The antithesis of the two individuals works rather well for the movie, as Abasola is serious and somewhat bitter while Bridge is a true star, narrating cheerfully and even singing on occasion, with Delano Vinci's editing, particularly in the way the two parts repeatedly take each other's stead, emerging as one of the best aspects of the movie. One could also say that this difference also has a more general hypostasis, regarding the antithesis between the people who stay behind the camera and the people who stand in front of it.
Despite their differences, however, the sense of nostalgia that is emitted from both narrations is palpable, while their comments, essentially common. In that fashion, the way the downfall of cinemas begun with the rise of home entertainment and particularly the DVD, how cinemagoing switched from neighborhoods like Quiapo to the venues in malls, and how the era the two experienced in their youth will probably end when they pass, are communicated rather eloquently through both their narrations, as much as the images of TIMES DP Mel Cobrador has captured.
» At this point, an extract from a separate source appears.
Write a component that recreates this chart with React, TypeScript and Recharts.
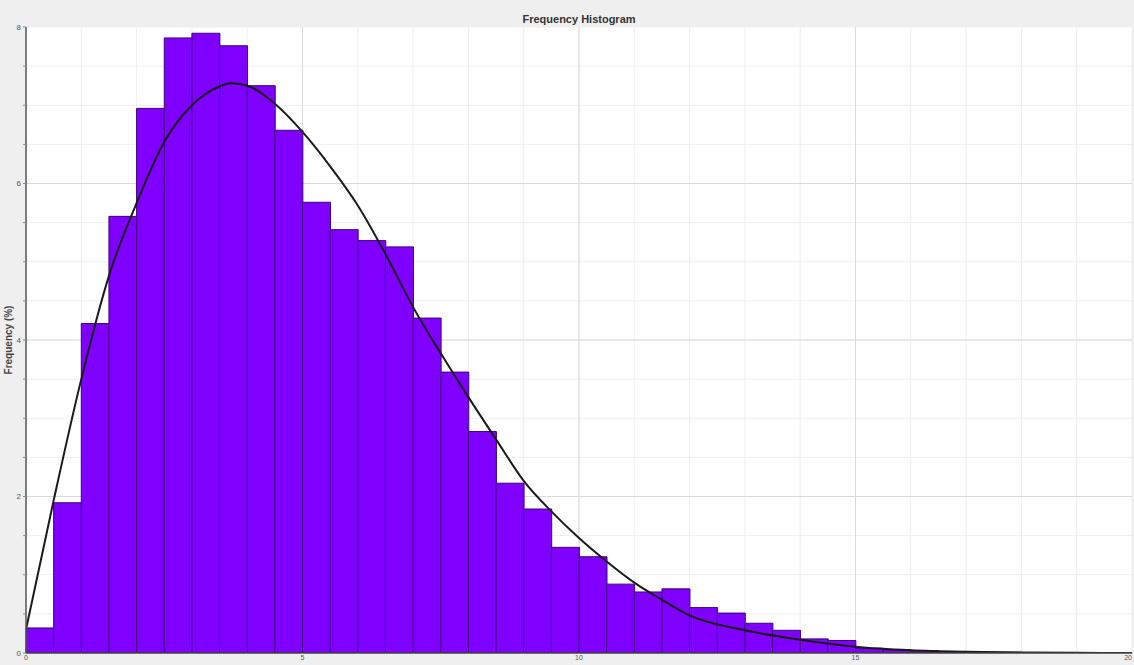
import React from "react";
import {
  ComposedChart,
  Bar,
  Line,
  XAxis,
  YAxis,
  CartesianGrid,
} from "recharts";

// Histogram bins (width 0.5) and their relative frequency in percent
const binLabels: string[] = Array.from({ length: 40 }, (_, i) => `${i * 0.5}–${i * 0.5 + 0.5}`);
const binFrequency: number[] = [
  0.32, 1.92, 4.21, 5.58, 6.96, 7.86, 7.92, 7.76, 7.25, 6.68,
  5.76, 5.41, 5.27, 5.19, 4.28, 3.59, 2.83, 2.17, 1.84, 1.35,
  1.23, 0.88, 0.78, 0.82, 0.58, 0.51, 0.38, 0.29, 0.18, 0.16,
  0.06, 0.04, 0.03, 0.02, 0.01, 0.01, 0, 0, 0, 0,
];

// Fitted density curve (percent)
const curveX: number[] = [
  0, 0.5, 1, 1.5, 2, 2.5, 3, 3.5, 3.7, 4, 4.5, 5, 5.5, 6, 6.5, 7, 7.5, 8,
  8.5, 9, 9.5, 10, 10.5, 11, 11.5, 12, 13, 14, 15, 16, 17, 18, 19, 20,
];
const curveY: number[] = [
  0.3, 1.95, 3.5, 4.82, 5.75, 6.53, 7.0, 7.24, 7.28, 7.25, 7.02, 6.66, 6.22,
  5.72, 5.1, 4.42, 3.83, 3.27, 2.73, 2.2, 1.81, 1.47, 1.17, 0.9, 0.68, 0.48,
  0.29, 0.17, 0.08, 0.035, 0.015, 0.005, 0.002, 0.001,
];

const xTicks: number[] = Array.from({ length: 21 }, (_, i) => i);
const xLabelled: number[] = [0, 5, 10, 15, 20];
const yTicks: number[] = Array.from({ length: 17 }, (_, i) => i * 0.5);
const yLabelled: number[] = [0, 2, 4, 6, 8];

const barData = binLabels.map((bin, i) => ({ bin, freq: binFrequency[i] }));
const curveData = curveX.map((x, i) => ({ x, y: curveY[i] }));

const W = 1134;
const H = 665;
const FONT = "Liberation Sans, Arial, sans-serif";

const tickStyle = { fontSize: 8, fill: "#555", fontFamily: FONT };

const XTick = (props: any) => {
  const { x, y, payload } = props;
  if (!xLabelled.includes(payload.value)) return <g />;
  // keep the last label inside the frame
  const anchor = payload.value === xLabelled[xLabelled.length - 1] ? "end" : "middle";
  return (
    <text x={x} y={y} dy={6} textAnchor={anchor} fontSize={7} fill="#555" fontFamily={FONT}>
      {payload.value}
    </text>
  );
};

const YLabel = () => (
  <text
    x={8}
    y={340}
    transform="rotate(-90 8 340)"
    textAnchor="middle"
    dominantBaseline="central"
    fontSize={10}
    fontWeight="bold"
    fill="#444"
    fontFamily={FONT}
  >
    Frequency (%)
  </text>
);

export default function App() {
  return (
    <div
      style={{
        position: "absolute",
        left: 0,
        top: 0,
        width: W,
        height: H,
        background: "#efefef",
        overflow: "hidden",
      }}
    >
      <div
        style={{
          position: "absolute",
          left: 26,
          width: 1106,
          top: 12,
          textAlign: "center",
          fontFamily: FONT,
          fontWeight: "bold",
          fontSize: 11,
          color: "#333",
          lineHeight: "14px",
        }}
      >
        Frequency Histogram
      </div>
      <ComposedChart
        width={W}
        height={H}
        data={barData}
        margin={{ top: 27, right: 2, bottom: 0, left: 0 }}
        barCategoryGap={0}
        barGap={0}
        style={{ position: "absolute", left: 0, top: 0 }}
      >
        {/* minor grid */}
        <CartesianGrid
          xAxisId="num"
          yAxisId="left"
          fill="#ffffff"
          stroke="#eeeeee"
          horizontalValues={yTicks}
          verticalValues={xTicks}
        />
        {/* major grid */}
        <CartesianGrid
          xAxisId="num"
          yAxisId="left"
          stroke="#dadada"
          horizontalValues={[2, 4, 6]}
          verticalValues={[5, 10, 15]}
        />
        <XAxis
          xAxisId="bins"
          type="category"
          dataKey="bin"
          orientation="top"
          height={0}
          hide
        />
        <XAxis
          xAxisId="top"
          orientation="top"
          type="number"
          domain={[0, 20]}
          height={0}
          tick={false}
          tickLine={false}
          axisLine={{ stroke: "#7a7a7a", strokeWidth: 1.5 }}
        />
        <XAxis
          xAxisId="num"
          type="number"
          dataKey="x"
          domain={[0, 20]}
          ticks={xTicks}
          interval={0}
          height={12}
          tickSize={1}
          tickMargin={0}
          tick={<XTick />}
          axisLine={{ stroke: "#444", strokeWidth: 1.5 }}
          tickLine={{ stroke: "#888" }}
          allowDataOverflow
        />
        <YAxis
          yAxisId="left"
          type="number"
          domain={[0, 8]}
          ticks={yTicks}
          interval={0}
          tickFormatter={(v: number) => (yLabelled.includes(v) ? String(v) : "")}
          width={26}
          tickSize={3}
          tickMargin={2}
          tick={tickStyle}
          axisLine={{ stroke: "#555", strokeWidth: 1.5 }}
          tickLine={{ stroke: "#888" }}
          label={<YLabel />}
          allowDataOverflow
        />
        <YAxis
          yAxisId="right"
          orientation="right"
          domain={[0, 8]}
          width={0}
          tick={false}
          tickLine={false}
          axisLine={{ stroke: "#999", strokeWidth: 1 }}
        />
        <Bar
          xAxisId="bins"
          yAxisId="left"
          dataKey="freq"
          fill="#7f00ff"
          stroke="#3c0078"
          strokeWidth={1}
          isAnimationActive={false}
        />
        <Line
          xAxisId="num"
          yAxisId="left"
          data={curveData}
          dataKey="y"
          type="monotone"
          stroke="#1a1a1a"
          strokeWidth={2}
          dot={false}
          activeDot={false}
          isAnimationActive={false}
        />
      </ComposedChart>
    </div>
  );
}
Also of note is a remark Martin makes, about the difference of being known and being famous.
Lastly, a sequence in fast forward that is also stripped of colors, a very brief stopping of the movie and a finale that emits a phantasmagoric essence through the music heard, add an element of art-film in the short, adding even more to the entertainment it offers.
“A Remembering of Disremembering” is a very pleasant and easy to watch 18-minutes short, which makes its comments regarding the past, present and future of cinema eloquently, while emitting a very entertaining sense of nostalgia that will appeal particularly to people who experienced the before-home entertainment era.